Briefing
The European Union’s Digital Operational Resilience Act (DORA) has entered into application, imposing a unified, mandatory regulatory framework for Information and Communication Technology (ICT) risk management across the financial sector, explicitly including Crypto-Asset Service Providers (CASPs) and issuers of Asset-Referenced Tokens (ARTs). This action immediately shifts compliance from fragmented, non-binding national guidelines to a single, directly applicable EU regulation, requiring a complete overhaul of internal governance, incident response, and third-party vendor contracts. The new requirements are fully enforceable across all EU member states beginning January 17, 2025.

Context
Before DORA, digital operational resilience was addressed primarily through a patchwork of national supervisory guidelines and non-binding recommendations from bodies like the European Banking Authority (EBA) and European Securities and Markets Authority (ESMA). This created significant legal ambiguity and inconsistent compliance standards across the EU, particularly concerning cross-border ICT service dependencies and cyber incident reporting. The lack of a harmonized, legally binding standard meant that a single cyber-attack or system failure could trigger cascading, unmanaged operational risk across the interconnected digital asset and traditional finance ecosystems.

Analysis
DORA fundamentally alters the compliance architecture of regulated digital asset entities by mandating a comprehensive ICT Risk Management Framework, which must be approved and continuously overseen by the management body. This governance requirement shifts accountability for digital resilience directly to the board level, making it a strategic rather than a purely technical concern. Operational teams must implement rigorous threat-led penetration testing (TLPT) for critical functions and establish standardized, expedited protocols for reporting major ICT-related incidents to competent authorities. Furthermore, DORA introduces an explicit, formal oversight regime for critical ICT third-party service providers, compelling CASPs to renegotiate contracts to ensure audit rights and termination clauses align with the new regulatory standards.

Parameters
- Application Date ∞ January 17, 2025 – The date DORA’s compliance obligations become legally enforceable across the EU.
- Scope of Entities ∞ Crypto-Asset Service Providers (CASPs) and Issuers of Asset-Referenced Tokens (ARTs) – Digital asset firms explicitly included alongside traditional financial entities.
- Core Requirement ∞ ICT Risk Management Framework – A comprehensive system covering identification, protection, detection, response, and recovery from digital threats.
- New Oversight ∞ Critical Third-Party Providers – Direct regulatory oversight of key technology vendors to financial entities, regardless of their location.

Outlook
The immediate strategic focus shifts to the implementation of the detailed Level 2 and Level 3 regulatory technical standards (RTS/ITS) currently being finalized by the European Supervisory Authorities.
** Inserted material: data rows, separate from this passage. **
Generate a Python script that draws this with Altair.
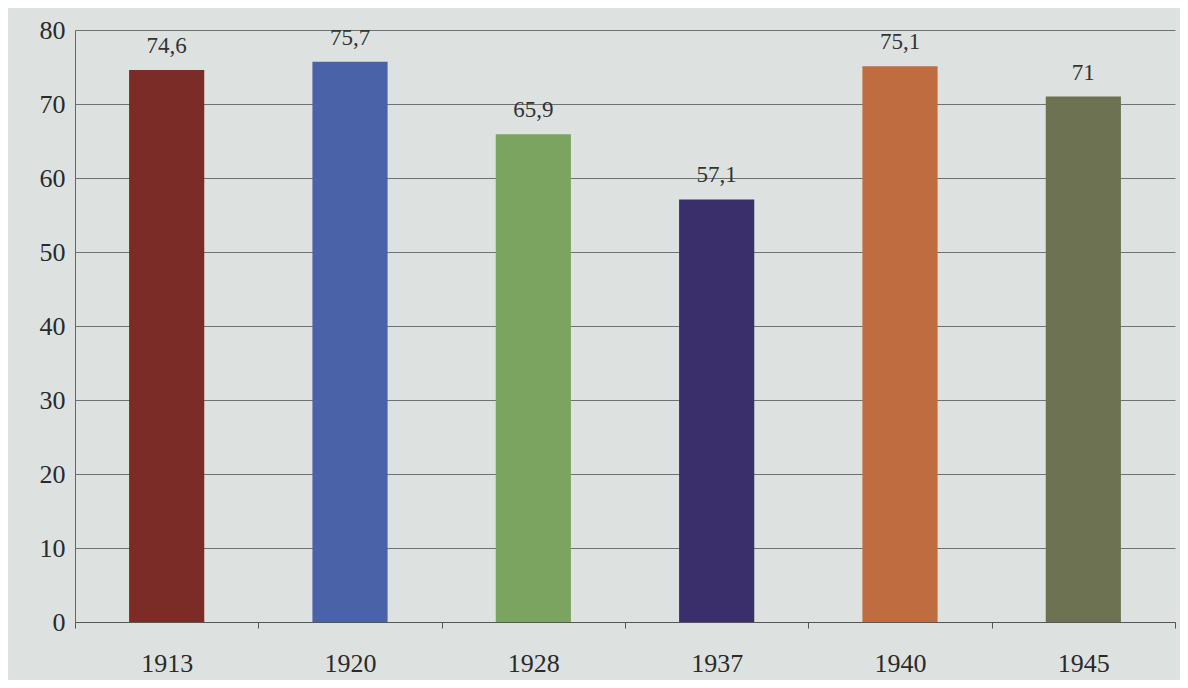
import altair as alt
import pandas as pd

years = ["1913", "1920", "1928", "1937", "1940", "1945"]
values = [74.6, 75.7, 65.9, 57.1, 75.1, 71]
labels = ["74,6", "75,7", "65,9", "57,1", "75,1", "71"]
colors = ["#7b2c27", "#4a62a8", "#7ba460", "#3a2f6a", "#bf6d40", "#6d7352"]

df = pd.DataFrame({"year": years, "value": values, "label": labels})

x = alt.X("year:N", sort=years, title=None,
          scale=alt.Scale(paddingInner=0, paddingOuter=0),
          axis=alt.Axis(labelAngle=0, labelFont="Liberation Serif", labelFontSize=26,
                        labelColor="#2a2a2a", labelPadding=22, tickBand="extent",
                        tickColor="#555555", tickSize=6, domainColor="#555555",
                        domainWidth=1.2, grid=False))
y = alt.Y("value:Q", title=None,
          scale=alt.Scale(domain=[0, 80], nice=False),
          axis=alt.Axis(values=list(range(0, 81, 10)), labelFont="Liberation Serif",
                        labelFontSize=26, labelColor="#2a2a2a", labelPadding=10,
                        tickSize=0, domainColor="#666666", gridColor="#555555",
                        gridWidth=1.1, gridOpacity=0.8))

bars = alt.Chart(df).mark_bar(width=alt.RelativeBandSize(0.41)).encode(
    x=x, y=y,
    color=alt.Color("year:N", sort=years, scale=alt.Scale(domain=years, range=colors), legend=None),
)
text = alt.Chart(df).mark_text(dy=-24, font="Liberation Serif", fontSize=23, color="#333333").encode(
    x=alt.X("year:N", sort=years), y="value:Q", text="label:N"
)

chart = (bars + text).properties(
    width=1100, height=592,
    background="#dde2e1",
    padding={"left": 67, "top": 22, "right": 5, "bottom": 58},
    autosize=alt.AutoSizeParams(type="none"),
).configure_view(stroke=None)

chart.save("out.html", embed_options={"renderer": "svg", "actions": False})
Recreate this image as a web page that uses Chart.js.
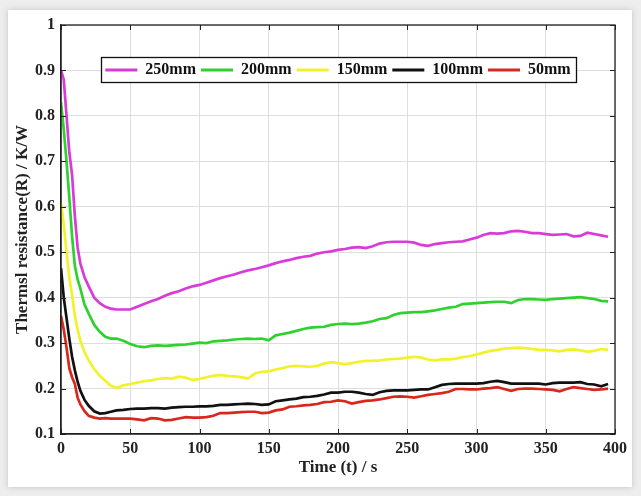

DORA establishes a clear precedent for how major jurisdictions will regulate the operational risk of digital finance, likely influencing forthcoming frameworks in the UK and the US by providing a tested model for cross-sectoral resilience. Firms that treat DORA as a strategic mandate to upgrade their entire digital operational “OS” will gain a competitive advantage in attracting institutional partners, while non-compliant entities face potential supervisory intervention and significant penalties post-January 2025.